Verse by Verse Commentary

43 And after the two days He went from there into Galilee.

The "two days" refers back to the time Jesus spent with the new Samaritan believers in Sychar (John 4:40). Their faith was immediate and robust, rooted in His teaching. Having planted this unlikely church, Jesus now moves on. His ministry is not static; He is sent to preach the kingdom in many places. He leaves a place of genuine spiritual fruitfulness to go to a place of spiritual ambiguity. This is part of the sovereign plan of God. The Lord does not simply minister where the reception is warmest; He goes where the Father sends Him.

44 For Jesus Himself bore witness that a prophet has no honor in his own country.

John inserts this as the interpretive key for what follows. The word "For" (gar) connects this proverb directly to His journey into Galilee. This is a truth Jesus Himself testified to, a piece of wisdom He knew from experience and from the history of Israel's relationship with her prophets. The "country" (patris) here is Galilee, the region where He was brought up in Nazareth. Familiarity breeds contempt, or in this case, a superficial celebrity-style admiration that is just as damning. They knew Him as the carpenter's son, and so they could not see Him as the Son of God. They thought they had Him figured out, which is the ultimate dishonor one can pay to the incarnate Word. This proverb explains why the welcome He is about to receive is not what it appears to be.

45 So when He came to Galilee, the Galileans received Him, having seen all the things that He did in Jerusalem at the feast; for they themselves also went to the feast.

On the surface, this sounds positive. They "received" Him, or welcomed Him. But John immediately gives the reason, and the reason exposes the rotten foundation of their reception. They welcomed Him because they had seen what He did in Jerusalem. They were festival-goers, pilgrims who had been in the capital for the Passover and had witnessed His signs (John 2:23). Their faith was a "seeing" faith, not a "hearing" faith like that of the Samaritans. They were miracle consumers, hungry for the next supernatural display. They were not hungry for righteousness. This is a shallow soil, and the seed of the Word will not take deep root in it. They welcomed the wonder-worker, but they did not honor the prophet. They were open to entertainment, but closed to repentance.


Application

This passage forces us to inspect the foundation of our own faith. Why did we "receive" Jesus? Do we follow Him because of what we think He can do for us, like a cosmic vending machine for health, wealth, and happiness? Or do we follow Him because of who He is, the Christ, the Savior of the world? The faith of the Galileans is the default setting of the consumerist heart. It is a religion of spectacle, always looking for the next emotional high, the next "miraculous" sign, the next big conference. It is a faith that is a mile wide and an inch deep.

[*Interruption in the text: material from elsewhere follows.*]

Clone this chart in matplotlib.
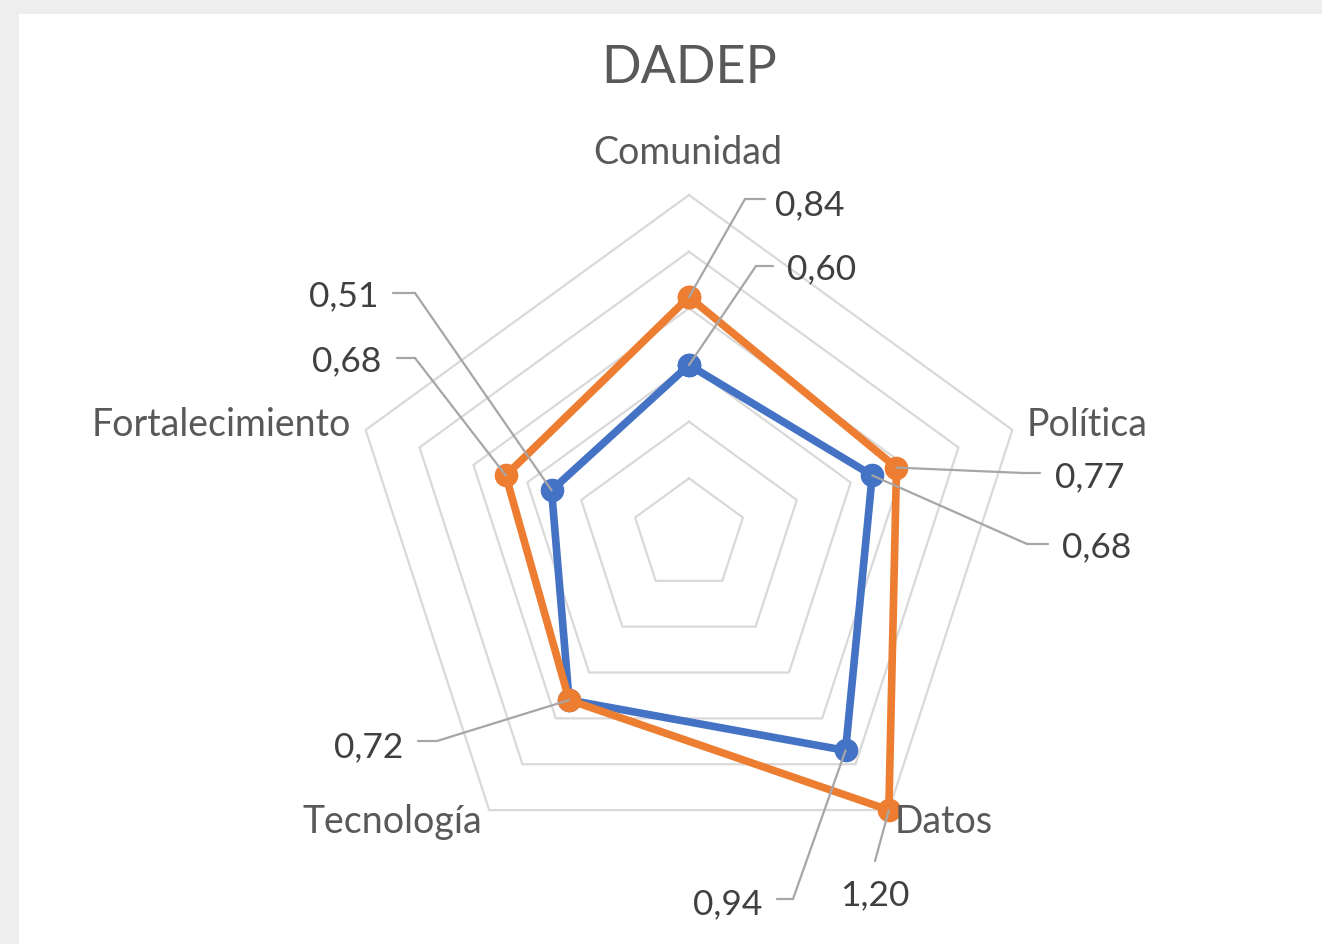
import numpy as np
import matplotlib
matplotlib.use("Agg")
import matplotlib.pyplot as plt
from matplotlib.patches import Rectangle

plt.rcParams['font.family'] = ['Lato', 'DejaVu Sans']

# ---- data ----
title = "DADEP"
categories = ["Comunidad", "Política", "Datos", "Tecnología", "Fortalecimiento"]
serie_azul = [0.60, 0.68, 0.94, 0.72, 0.51]
serie_naranja = [0.84, 0.77, 1.20, 0.72, 0.68]
grid_levels = [0.2, 0.4, 0.6, 0.8, 1.0, 1.2]

W, H = 1322, 945
fig = plt.figure(figsize=(W / 100, H / 100), dpi=100)
fig.patch.set_facecolor('#EEEEEE')
fig.add_artist(Rectangle((19 / W, 0), (W - 19) / W, (H - 15) / H,
                         transform=fig.transFigure, facecolor='white',
                         edgecolor='none', zorder=0))

cx, cy, R = 689, H - 536, 340
ax = fig.add_axes([(cx - R) / W, (cy - R) / H, 2 * R / W, 2 * R / H],
                  projection='polar')
ax.set_facecolor('none')
ax.set_theta_offset(np.pi / 2)
ax.set_theta_direction(-1)
ax.set_ylim(0, max(grid_levels))
ax.grid(False)
ax.spines['polar'].set_visible(False)
ax.set_xticks([])
ax.set_yticks([])

n = len(categories)
angles = np.linspace(0, 2 * np.pi, n, endpoint=False)
ang_c = np.append(angles, angles[0])

for g in grid_levels:
    ax.plot(ang_c, [g] * (n + 1), color='#D9D9D9', lw=1.6, clip_on=False, zorder=1)

blue = '#4472C4'
orange = '#ED7D31'
for vals, col, z in [(serie_azul, blue, 3), (serie_naranja, orange, 4)]:
    v = np.append(vals, vals[0])
    ax.plot(ang_c, v, color=col, lw=5.5, marker='o', markersize=16,
            markerfacecolor=col, markeredgecolor=col, clip_on=False, zorder=z,
            solid_joinstyle='round')

def fp(x, y):
    return (x, H - y)

# title & category labels
fig.text(689 / W, (H - 83) / H, title, ha='center', va='baseline',
         fontsize=37.5, color='#595959')
cat_pos = [(688, 164), (1087, 436), (944, 833), (392, 833), (221, 436)]
for name, (x, y) in zip(categories, cat_pos):
    fig.text(x / W, (H - y) / H, name, ha='center', va='baseline',
             fontsize=27, color='#595959')

# data labels: (series, index, elbow, end-of-horizontal, text pos, ha)
lead = '#A6A6A6'
labels = [
    (serie_naranja, 0, (745, 200), (765, 200), (775, 215), 'left'),
    (serie_azul, 0, (756, 267), (773, 267), (787, 279), 'left'),
    (serie_naranja, 1, (1023, 474), (1040, 474), (1055, 487), 'left'),
    (serie_azul, 1, (1027, 545), (1048, 545), (1062, 557), 'left'),
    (serie_azul, 4, (415, 294), (393, 294), (378, 306), 'right'),
    (serie_naranja, 4, (415, 359), (397, 359), (381, 371), 'right'),
    (serie_naranja, 3, (437, 742), (418, 742), (403, 757), 'right'),
    (serie_naranja, 2, (875, 862), None, (875, 905), 'center'),
    (serie_azul, 2, (793, 900), (777, 900), (762, 914), 'right'),
]
for vals, i, elbow, hend, tpos, ha in labels:
    ax.annotate("", xy=(angles[i], vals[i]), xycoords='data',
                xytext=fp(*elbow), textcoords='figure pixels',
                arrowprops=dict(arrowstyle='-', color=lead, lw=1.6,
                                shrinkA=0, shrinkB=0),
                annotation_clip=False, zorder=6)
    if hend is not None:
        ax.annotate("", xy=fp(*hend), xycoords='figure pixels',
                    xytext=fp(*elbow), textcoords='figure pixels',
                    arrowprops=dict(arrowstyle='-', color=lead, lw=1.6,
                                    shrinkA=0, shrinkB=0),
                    annotation_clip=False, zorder=6)
    txt = f"{vals[i]:.2f}".replace('.', ',')
    fig.text(tpos[0] / W, (H - tpos[1]) / H, txt, ha=ha, va='baseline',
             fontsize=25.5, color='#404040')

fig.savefig('out.png', dpi=100, facecolor=fig.get_facecolor())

The faith of the Samaritans, by contrast, is the faith of the true disciple. It hears the word of Christ and believes it. It does not need a constant stream of signs and wonders because it has the ultimate sign and wonder: the Word made flesh. True faith is not built on the shifting sands of experience and emotion, but on the bedrock of Christ's testimony about Himself. We must ask God to deliver us from a Galilean faith and grant us a Samaritan faith. We must learn to honor Christ not for His works, but for His worth. This means submitting to His Lordship, obeying His commands, and trusting His promises, even when, and especially when, there are no fireworks to be seen.